The Lido de Marseillan in Sète did not always exist - it was formed naturally about 6,000 years ago.
The 12km stretch of sand protects the Thau lagoon's ecosystem, shielding it from the sea.
The lido also protects the region’s economic and tourism activities that thrive there.
However, the area is at risk of ongoing coastal erosion and a European project has been working to save it. In this week's Smart Regions, we went there to find out more.
Yvon Iziquel is the head of natural space at Sète agglopôle méditerranée, and has witnessed the process of work carried out on it - to protect it from coastal erosion and to also redevelop it.
He explained in more detail why the work is being carried out: "We did it for several reasons. It was carried out because the road from Sète to Marseillan is an important axis of communication between the two communes.
"It is an axis which allows access to the beach as a tourist economic activity. And above all, it has also allowed us to preserve activities, such as shellfish farming in the lagoon.
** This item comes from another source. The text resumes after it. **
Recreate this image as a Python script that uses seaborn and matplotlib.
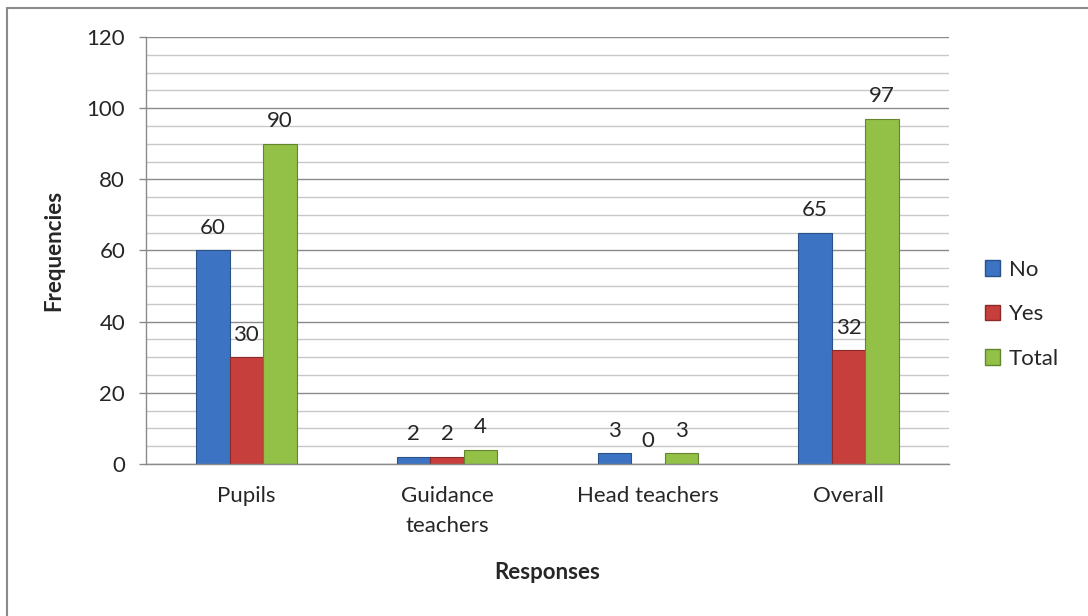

It has allowed us to preserve the agricultural activity of mussel farming on the Lido, and also Listel vineyards and Listel wines. It has allowed us to maintain such economic activities," he added.
"So with this work, we have gained a few decades on the natural phenomena that we cannot not prevent, which will continue its evolution, that is to say: erosion, the rise in sea level with global warming, which is a certain fact today.
"This Lido, which is a narrow strip of land between the sea and the lagoon, on average loses one metre of sand per year.
"We have recreated beaches that are 70 to 100 metres long in some places, so we can enjoy a moment of peace and quiet," he added.
The total budget for the project amounted to €55m - 28% of it was provided by the EU Cohesion Policy, and the remaining 72% by the French State.